The Robot Operating System (ROS) is a flexible framework for writing robot software. It is a collection of tools, libraries, and conventions that aim to simplify the task of creating complex and robust robot behavior across a wide variety of robotic platforms.


As a result, ROS was built from the ground up to encourage collaborative robotics software development. For example, one laboratory might have experts in mapping indoor environments, and could contribute a world-class system for producing maps. Another group might have experts at using maps to navigate, and yet another group might have discovered a computer vision approach that works well for recognizing small objects in clutter.
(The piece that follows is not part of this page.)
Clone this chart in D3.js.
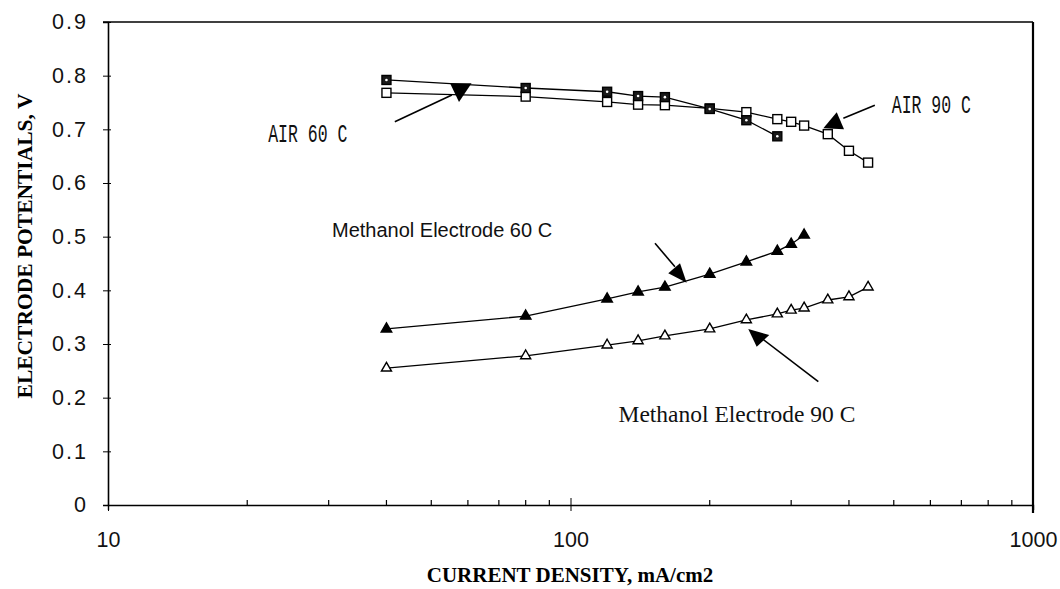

ROS was designed specifically for groups like these to collaborate and build upon each other's work, as is described throughout this site.

The other hot area invoked by Canonical in its announcement of Snappy Ubuntu Core is drones:

Commercial vendors of drones and other smart things can now deliver reliable software updates automatically, and sell software to their customers, on an open platform. “We are delighted to reveal the Erle-Copter as the world’s first Ubuntu Core powered drone that will stay secure automatically and can be upgraded with additional capabilities from the app store,” says Victor Mayoral Vilches, CTO of Erle Robotics. “An open platform attracts innovators and experts to collaborate and compete, we are excited to lead the way with open drones for education, research and invention.”

It's great to see more open source options in key fields like the Internet of Things, robotics and drones, and it's good to see Canonical coming up with interesting new technology. But a fear has to be that the company is spreading itself too thinly, and that projects may not be sustainable. For example, after the initial excitement surrounding the Ubuntu phone, things have gone rather quiet on this front. I hope this isn't the case, and that Canonical can find enough commonality between its many interesting activities to reach commercial viability - indispensable for its long-term survival.